Queenstown is a town dominated by young adults who come for the extensive trekking and recreational activities. There are mountain bikes everywhere. Hanggliding, bunji jumping, water sports, and hiking abound. There are wineries in the area, and visitors can drive out to the gold rush towns we saw on the way here. There were jet boating and sailing cruises on Lake Wakatipu. And some of these activities are extreme. Bunji jumping was invented here. You can take a gondola up the nearest peak, strap yourself to a tandem hang glider, and jump off. Thankfully, I was over the weight limit which prevented me from actually having to decide on this one.
In the late afternoon, Queenstown turns into Key West. The performers set up on the dock sides and put their hats out. My favorite was an old man singing accompaniment to his dog. The dog’s high-pitched wail could be heard three blocks away.
In the winter, the town puts the gliders and jet boats away, and turns into a ski resort. The season is about 12 weeks because of the relatively low elevation, but draws skiers from a Australia and Indonesia.
I spent one of my Queenstown days traveling to and back from Milford Sound. We spent another cruising the lake and stopping at a local farm…In the USA, this would be a “ranch.” It had over 40,000 acres of primarily grazing land. The sheep make their own way into the high mountain pastures and have to be rounded up in the Fall. The “farm” has 30 working dogs for this purpose, and we were able to observe their roundup skills…very impressive. It takes three years to train, and if you bite a sheep, it’s automatic flunk out of the program.

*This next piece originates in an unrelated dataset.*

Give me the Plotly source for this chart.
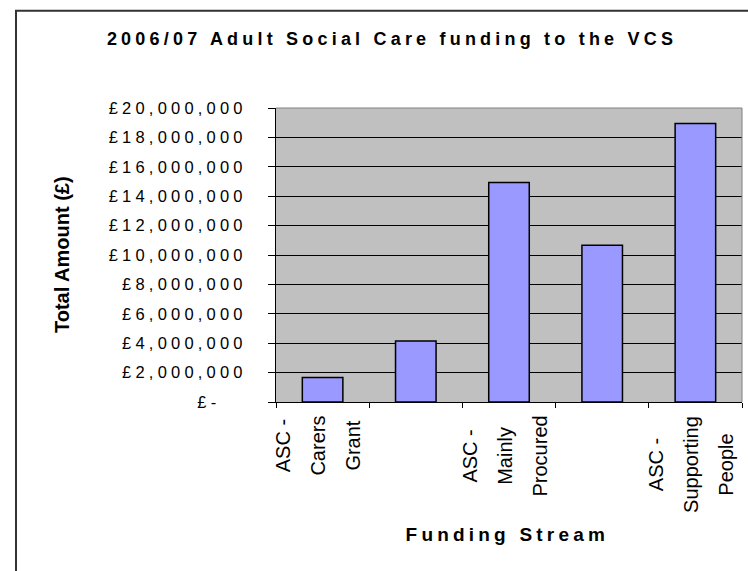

We then cruised back and rode the gondola to the mountain crest above the town. In addition to the view, you can actually watch the extreme sports unfold. There was an endless line of kids strapping their mountain bikes onto gondola cars, and the bunji jumping station was reached from the gondola. Mrs Bear and I celebrated our New Zealand experience with a round in the cafe, admired the views, and then did a little trekking of our own by walking back through town after taking the gondola back down the mountain.
We were lucky to have an afternoon flight the next day, which let us walk around the point and through the gardens one more time before heading back to Sydney for a connection to Hawaii. Mrs Bear says New Zealand is the most beautiful country she has visited. When I suggested the Scottish highlands or Ireland, she countered with the warmer temps of a New Zealand summer as her tipping point. It’s hard to disagree with her logic.